Sharing accounts in the workplace is a mess
In the Media
Last year, a team of CyLab researchers explored the account-sharing behaviors of romantic couples and found that some of their practices could compromise security. Building off that study, the team wanted to explore the account-sharing behaviors of another subset of people: employees within a company or organization.
Facebook, Google, and company email accounts are just a few of the many different accounts people are sharing in the workplace for a variety of reasons, the researchers found in their new study. Social media accounts are shared to allow several people to manage their company’s online image, and company email accounts are commonly shared to maintain a unified identity when responding to people outside of their team.
“The notion of one account, one user doesn’t really make sense anymore,” says CyLab’s Jason Hong, a professor in the Human-Computer Interaction Institute (HCII) and corresponding author on the study. “We need to start re-thinking how to design these kinds of accounts.”
Such a re-thinking is necessary, Hong says, because how these accounts are currently shared can lead to mishaps.
Their study, “Normal and Easy: Account Sharing Practices in the Workplace,” was presented at last week’s ACM Conference on Computer-Supported Cooperative Work and Social Computing.
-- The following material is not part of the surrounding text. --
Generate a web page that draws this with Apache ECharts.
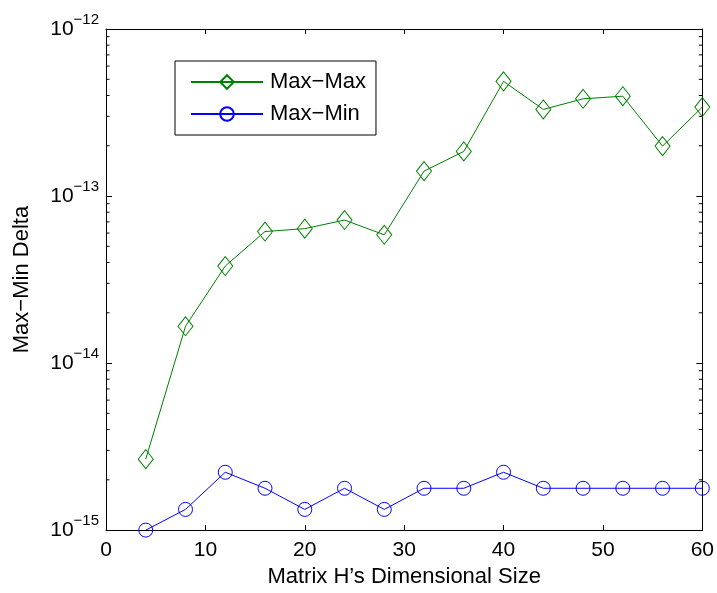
<!DOCTYPE html>
<html>
<head>
<meta charset="utf-8">
<script src="https://cdn.jsdelivr.net/npm/echarts@6/dist/echarts.min.js"></script>
<style>
  html, body { margin: 0; padding: 0; background: #fff; }
  #chart { width: 717px; height: 593px; }
</style>
</head>
<body>
<div id="chart"></div>
<script>
// matrix sizes on the x axis
var sizes = [4, 8, 12, 16, 20, 24, 28, 32, 36, 40, 44, 48, 52, 56, 60];
// Max-Max delta
var maxMax = [2.66e-15, 1.66e-14, 3.81e-14, 6.13e-14, 6.38e-14, 7.18e-14, 5.86e-14,
  1.41e-13, 1.85e-13, 4.86e-13, 3.30e-13, 3.82e-13, 3.96e-13, 1.99e-13, 3.41e-13];
// Max-Min delta
var maxMin = [1.0e-15, 1.33e-15, 2.22e-15, 1.78e-15, 1.33e-15, 1.78e-15, 1.33e-15,
  1.78e-15, 1.78e-15, 2.22e-15, 1.78e-15, 1.78e-15, 1.78e-15, 1.78e-15, 1.78e-15];
// log minor tick values (2..9 in every decade)
var minorTicks = [];
[-15, -14, -13].forEach(function (e) {
  for (var k = 2; k <= 9; k++) minorTicks.push(k * Math.pow(10, e));
});

var font = "'Liberation Sans', Arial, sans-serif";
var green = "#008000";
var blue = "#0000ff";

function pairs(ys) {
  return sizes.map(function (x, i) { return [x, ys[i]]; });
}

var axisLine = { show: true, onZero: false, lineStyle: { color: "#000", width: 1 } };

var myChart = echarts.init(document.getElementById("chart"));
var option = {
  backgroundColor: "#fff",
  animation: false,
  textStyle: { fontFamily: font, color: "#000" },
  grid: { left: 106, right: 14, top: 29, bottom: 60 },
  legend: {
    data: ["Max\u2212Max", "Max\u2212Min"],
    orient: "vertical",
    left: 175,
    top: 61,
    padding: [10, 10, 10, 15],
    itemWidth: 72,
    itemHeight: 17,
    itemGap: 10,
    backgroundColor: "#fff",
    borderColor: "#000",
    borderWidth: 1,
    textStyle: { fontSize: 22, fontFamily: font, color: "#000", lineHeight: 22, padding: [0, 0, 0, 2] },
  },
  xAxis: [
    {
      type: "value",
      min: 0,
      max: 60,
      interval: 10,
      name: "Matrix H\u2019s Dimensional Size",
      nameLocation: "middle",
      nameGap: 34,
      nameTextStyle: { fontSize: 22, color: "#000" },
      axisLine: axisLine,
      axisTick: { inside: true, length: 5, lineStyle: { color: "#000" } },
      axisLabel: { fontSize: 21, color: "#000", margin: 10 },
      splitLine: { show: false },
    },
    {
      type: "value",
      position: "top",
      min: 0,
      max: 60,
      interval: 10,
      axisLine: axisLine,
      axisTick: { inside: true, length: 5, lineStyle: { color: "#000" } },
      axisLabel: { show: false },
      splitLine: { show: false },
    },
  ],
  yAxis: [
    {
      type: "log",
      logBase: 10,
      min: 1e-15,
      max: 1e-12,
      name: "Max\u2212Min Delta",
      nameLocation: "middle",
      nameGap: 73,
      nameTextStyle: { fontSize: 22, color: "#000" },
      axisLine: axisLine,
      axisTick: { show: true, inside: true, length: 6, lineStyle: { color: "#000" } },
      axisLabel: {
        margin: 7,
        formatter: function (v) {
          var e = Math.round(Math.log10(v));
          return "{b|10}{s|\u2212" + Math.abs(e) + "}";
        },
        rich: {
          b: { fontSize: 21, lineHeight: 34, color: "#000", fontFamily: font },
          s: { fontSize: 15, verticalAlign: "top", color: "#000", fontFamily: font },
        },
      },
      splitLine: { show: false },
    },
    {
      type: "log",
      logBase: 10,
      position: "right",
      min: 1e-15,
      max: 1e-12,
      axisLine: axisLine,
      axisTick: { show: true, inside: true, length: 6, lineStyle: { color: "#000" } },
      axisLabel: { show: false },
      splitLine: { show: false },
    },
  ],
  series: [
    {
      name: "Max\u2212Max",
      type: "line",
      data: pairs(maxMax),
      symbol: "diamond",
      symbolSize: [15, 19],
      lineStyle: { color: green, width: 1 },
      itemStyle: { color: "rgba(0,0,0,0)", borderColor: green, borderWidth: 1 },
      z: 3,
    },
    {
      name: "Max\u2212Min",
      type: "line",
      data: pairs(maxMin),
      symbol: "circle",
      symbolSize: 14,
      lineStyle: { color: blue, width: 1 },
      itemStyle: { color: "rgba(0,0,0,0)", borderColor: blue, borderWidth: 1 },
      z: 3,
    },
    {
      // minor ticks on the log axes, on both sides of the box
      type: "custom",
      silent: true,
      clip: false,
      data: minorTicks.map(function (v) { return [0, v]; }),
      renderItem: function (params, api) {
        var l = api.coord([0, api.value(1)]);
        var r = api.coord([60, api.value(1)]);
        var st = { stroke: "#000", lineWidth: 1 };
        return {
          type: "group",
          children: [
            { type: "line", shape: { x1: l[0], y1: l[1], x2: l[0] + 3.5, y2: l[1] }, style: st },
            { type: "line", shape: { x1: r[0], y1: r[1], x2: r[0] - 3.5, y2: r[1] }, style: st },
          ],
        };
      },
      z: 2,
    },
  ],
};
option && myChart.setOption(option);
</script>
</body>
</html>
In the study, the researchers surveyed 98 participants from a diverse set of workplaces across the United States about their account-sharing practices. They found that respondents shared credentials for an average of 11 accounts with their co-workers.
“We actually just write them down and stick them on a board next to the computers that they are used on,” wrote one survey participant who worked in manufacturing.
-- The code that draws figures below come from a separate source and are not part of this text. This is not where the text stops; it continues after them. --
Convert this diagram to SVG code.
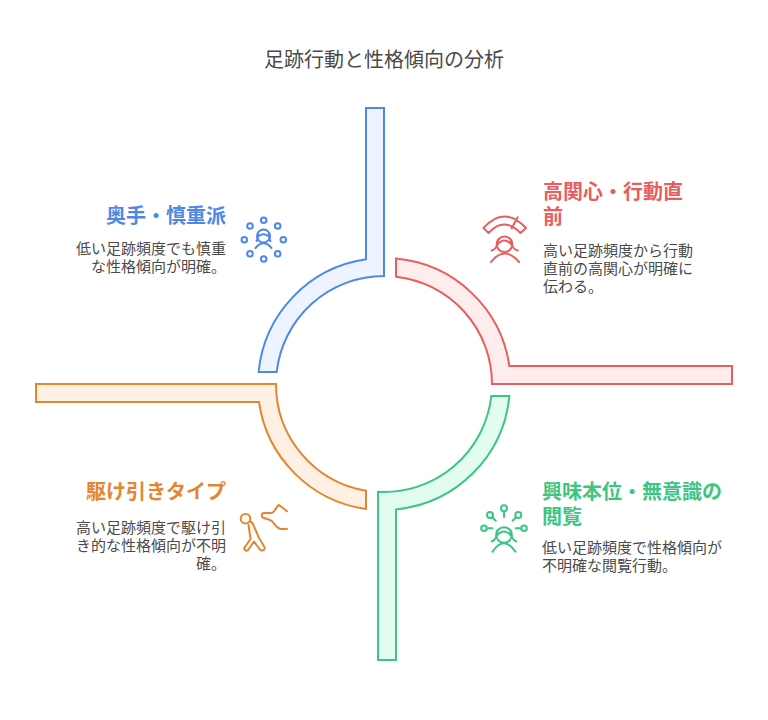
<svg xmlns="http://www.w3.org/2000/svg" width="768" height="720" viewBox="0 0 768 720">
<style>
text{font-family:"Noto Sans CJK JP","Noto Sans",sans-serif}
.title{font-size:20px;fill:#4a4a4a}
.h{font-size:20px;font-weight:700}
.b{font-size:15px;fill:#4a4a4a}
.e{text-anchor:end}
.band{stroke-width:2;stroke-linejoin:miter}
.ic{fill:none;stroke-width:2;stroke-linecap:round;stroke-linejoin:round}
.blue{stroke:#4e88e7}.red{stroke:#e85d5d}.green{stroke:#3cc583}.orange{stroke:#e48631}
</style>
<rect width="768" height="720" fill="#fff"/>
<text class="title" x="384" y="67" text-anchor="middle">足跡行動と性格傾向の分析</text>
<g id="connectors">
<path class="band blue" fill="#edf3ff" d="M366 108H384V276A108 108 0 0 0 276.7 372H258.6A126 126 0 0 1 366 259.3Z"/>
<path class="band red" fill="#ffecec" d="M396 258.6A126 126 0 0 1 509.4 366H732V384H492A108 108 0 0 0 396 276.7Z"/>
<path class="band orange" fill="#fff0e4" d="M36 384H276A108 108 0 0 0 366 490.7V509A126 126 0 0 1 259 402H36Z"/>
<path class="band green" fill="#e2fdf0" d="M378 660V491.8A108 108 0 0 0 491.3 396H509.4A126 126 0 0 1 396 509.4V660Z"/>
</g>
<g id="node-blue">
<text class="h e" x="226" y="223" fill="#4e88e7">奥手・慎重派</text>
<text class="b e"><tspan x="226" y="254">低い足跡頻度でも慎重</tspan><tspan x="226" y="272">な性格傾向が明確。</tspan></text>
<g class="ic blue">
<circle cx="263.700" cy="220.300" r="2.800"/><circle cx="277.700" cy="226" r="2.800"/><circle cx="283.300" cy="239.700" r="2.800"/><circle cx="277.700" cy="253.700" r="2.800"/><circle cx="263.700" cy="259" r="2.800"/><circle cx="250" cy="253.700" r="2.800"/><circle cx="244.300" cy="239.700" r="2.800"/><circle cx="250" cy="226" r="2.800"/>
<circle cx="263.500" cy="236" r="6.500"/>
<path d="M257.500 237Q263.500 231.500 269.500 237M256.500 241Q258 239.500 258 233M270.500 241Q269 239.500 269 233M255.500 248Q263.500 238.500 271.500 248"/>
</g>
</g>
<g id="node-red">
<text class="h" x="543" y="199" fill="#e85d5d">高関心・行動直</text>
<text class="h" x="543" y="224" fill="#e85d5d">前</text>
<text class="b"><tspan x="543" y="256">高い足跡頻度から行動</tspan><tspan x="543" y="274">直前の高関心が明確に</tspan><tspan x="543" y="292">伝わる。</tspan></text>
<g class="ic red">
<path d="M483.500 228Q504 205 526 228L520.500 233Q504 216 488.500 233ZM511.700 228.300L517.700 217.300"/>
<circle cx="504.500" cy="244.300" r="7.800"/>
<path d="M497 245Q504.500 236 512 245M491.700 250.500Q497 249.500 498 240M517.700 250.500Q512 249.500 511 240M491 262Q504.500 245 519 262"/>
</g>
</g>
<g id="node-orange">
<text class="h e" x="226" y="499" fill="#e48631">駆け引きタイプ</text>
<text class="b e"><tspan x="226" y="533">高い足跡頻度で駆け引</tspan><tspan x="226" y="551">き的な性格傾向が不明</tspan><tspan x="226" y="569">確。</tspan></text>
<g class="ic orange">
<circle cx="245.500" cy="518.700" r="4.800"/>
<path d="M250 521L253 524L259 538L264.500 547C265.500 550 261.500 552 259.500 549L254 541.500L248 550C246 552 243 549 245 547L250.500 539L248.500 525"/>
<path d="M287 511.300L279 505C276 506 275 513 271 513H264C261 513 261 517 264 518L270 520C274 521 275 528 281 529H287"/>
</g>
</g>
<g id="node-green">
<text class="h" x="542" y="499" fill="#3cc583">興味本位・無意識の</text>
<text class="h" x="542" y="524" fill="#3cc583">閲覧</text>
<text class="b"><tspan x="542" y="553">低い足跡頻度で性格傾向が</tspan><tspan x="542" y="571">不明確な閲覧行動。</tspan></text>
<g class="ic green">
<circle cx="504" cy="508.300" r="3"/><circle cx="490" cy="515" r="3"/><circle cx="518.300" cy="515" r="3"/><circle cx="484" cy="528.300" r="2.800"/><circle cx="524" cy="528.300" r="2.800"/>
<path d="M504 511.300V517M492.200 517.200L495.700 520.700M516.100 517.200L512.700 520.700M486.800 528.300H492.300M521.200 528.300H515.700"/>
<circle cx="504" cy="535" r="7.800"/>
<path d="M496.500 536Q504 527 511.500 536M491.700 541.500Q497 540 497.500 530M516.300 541.500Q511 540 510.500 530M492.500 551.700Q504 535 515.500 551.700"/>
</g>
</g>
</svg>
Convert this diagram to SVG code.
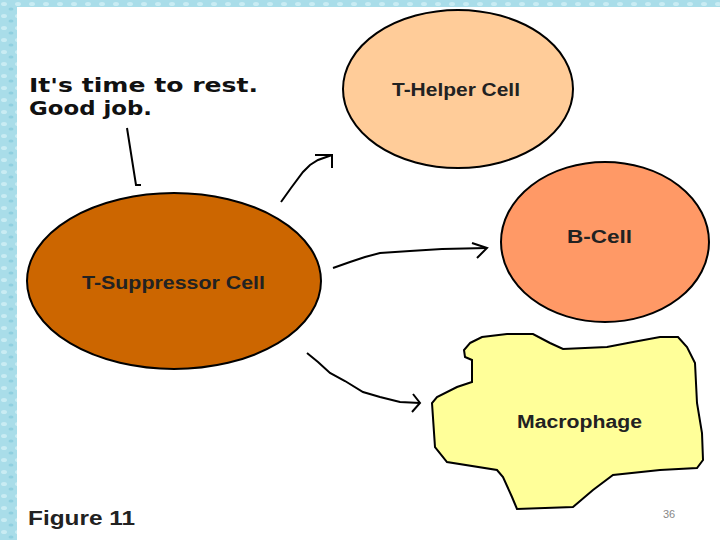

The specific methods participants used to share passwords spanned a pretty wide range. Some shared them directly by telling others verbally or electronically (e.g. text or email), and some shared credentials in a common location, for example, by writing them on a board in a shared space. Some used a password manager that employees had access to.
In one case, employees used a physical barrier–a safe–to protect the digital account credentials.
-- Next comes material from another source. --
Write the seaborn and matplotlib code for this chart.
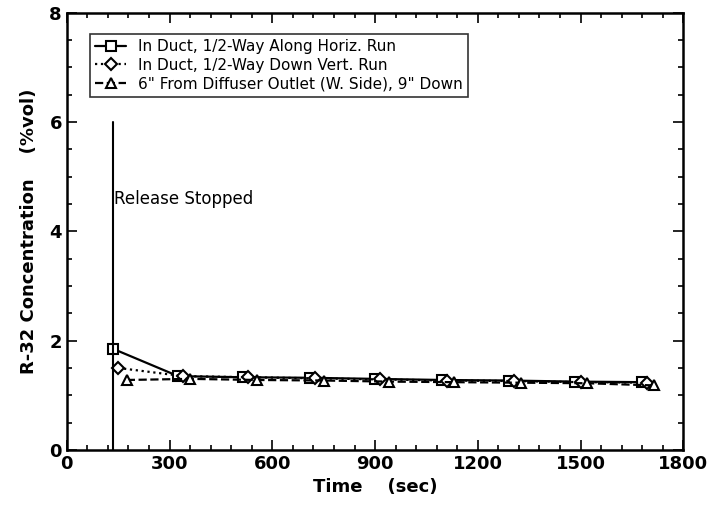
import matplotlib.pyplot as plt
import pandas as pd
import seaborn as sns
from matplotlib.ticker import MultipleLocator

sns.set_style('ticks')
plt.rcParams['font.family'] = ['DejaVu Sans']
plt.rcParams['xtick.direction'] = 'in'
plt.rcParams['ytick.direction'] = 'in'
for k in ['text.color', 'axes.labelcolor', 'xtick.color', 'ytick.color', 'axes.edgecolor']:
    plt.rcParams[k] = 'black'

# 数据
t_square = [135, 325, 515, 710, 900, 1095, 1290, 1485, 1680]
c_square = [1.85, 1.35, 1.33, 1.32, 1.30, 1.28, 1.27, 1.25, 1.24]
t_diamond = [150, 340, 530, 725, 915, 1110, 1305, 1500, 1695]
c_diamond = [1.50, 1.35, 1.33, 1.31, 1.29, 1.27, 1.26, 1.24, 1.23]
t_triangle = [175, 360, 555, 750, 940, 1130, 1325, 1520, 1715]
c_triangle = [1.28, 1.30, 1.28, 1.27, 1.25, 1.24, 1.23, 1.22, 1.18]

labels = ['In Duct, 1/2-Way Along Horiz. Run',
          'In Duct, 1/2-Way Down Vert. Run',
          '6" From Diffuser Outlet (W. Side), 9" Down']
release_time = 135

fig, ax = plt.subplots(figsize=(7.11, 5.13), dpi=100)
fig.subplots_adjust(left=0.094, right=0.961, bottom=0.123, top=0.975)

series = [
    (t_square, c_square, 's', '-'),
    (t_diamond, c_diamond, 'D', ':'),
    (t_triangle, c_triangle, '^', '--'),
]
for (t, c, mk, ls), lab in zip(series, labels):
    df = pd.DataFrame({'t': t, 'c': c})
    sns.lineplot(data=df, x='t', y='c', ax=ax, color='black', linestyle=ls, linewidth=1.6,
                 marker=mk, markersize=7 if mk != 'D' else 6, markerfacecolor='white',
                 markeredgecolor='black', markeredgewidth=1.5, label=lab, estimator=None)

ax.plot([release_time, release_time], [0, 6], color='black', linewidth=1.5)
ax.text(release_time + 4, 4.6, 'Release Stopped', fontsize=12, va='center', ha='left')

ax.set_xlim(0, 1800)
ax.set_ylim(0, 8)
ax.xaxis.set_major_locator(MultipleLocator(300))
ax.xaxis.set_minor_locator(MultipleLocator(60))
ax.yaxis.set_major_locator(MultipleLocator(2))
ax.yaxis.set_minor_locator(MultipleLocator(0.5))
ax.tick_params(which='both', top=True, right=True, width=1.2)
ax.tick_params(which='major', length=7, labelsize=13)
ax.tick_params(which='minor', length=3.5)
for lbl in ax.get_xticklabels() + ax.get_yticklabels():
    lbl.set_fontweight('bold')
for s in ax.spines.values():
    s.set_linewidth(1.8)

ax.set_xlabel('Time    (sec)', fontsize=13, fontweight='bold')
ax.set_ylabel('R-32 Concentration    (%vol)', fontsize=13, fontweight='bold', labelpad=8)

leg = ax.legend(loc='upper left', fontsize=11, frameon=True, fancybox=False,
                edgecolor='black', handlelength=2.0, borderpad=0.35, labelspacing=0.25,
                bbox_to_anchor=(0.025, 0.97))
leg.get_frame().set_linewidth(1.2)

plt.savefig('out.png', dpi=100)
“We actually have a book that has all of the shared log in/password information. We lock the book in a file and have to lock it up when it is done being used,” wrote one participant who worked in education.
In most cases, people shared accounts to centralize collaboration on a task or project, but this method of collaboration leads to some challenges in accountability and awareness.
“You can’t tell who’s done what if everyone’s using the same username and password,” Hong says. “Sometimes there might be an important message for that account, but only the person who happened to log in after the message was sent saw the message. No one else would see it.”
Why would people share a single Dropbox or Google Drive account, even though those platforms allow for multiple users to collaborate? Hong says that those people would rather not spend the time setting up and remembering credentials for a new account, given how many other account credentials they’re managing on a daily basis.
Other issues respondents shared were instances such as being forcibly kicked off an account when another person logged in, or having trouble with two-factor authentication, since the second factor–someone’s device–presumably belongs to a single person. Some respondents shared experiences of being locked out of an account after someone else typed in the wrong password too many times.
Hong believes that many, if not all, of these challenges can be addressed with some design modifications.
“Companies who offer these accounts should allow multiple emails on that account,” Hong says. “These accounts should also allow simultaneous access so that when one user logs into the account, another isn’t kicked off.”
The authors also suggest that accounts should allow multiple profiles inside of them, mimicking Netflix’s account model.
“You would still have the same username and password, but now you could say, ‘This is Jason doing the work,’ or someone else,” Hong says, “That would allow you to manage the accountability aspect and know who did what.”
Other authors on the study included CMU visiting researcher Yunpeng Song from Xi’an Jiaotong University, Xi’an Jiaotong professor Zhongmin Cai, HCII Ph.D. student Cori Faklaris, and HCII professor Laura Dabbish.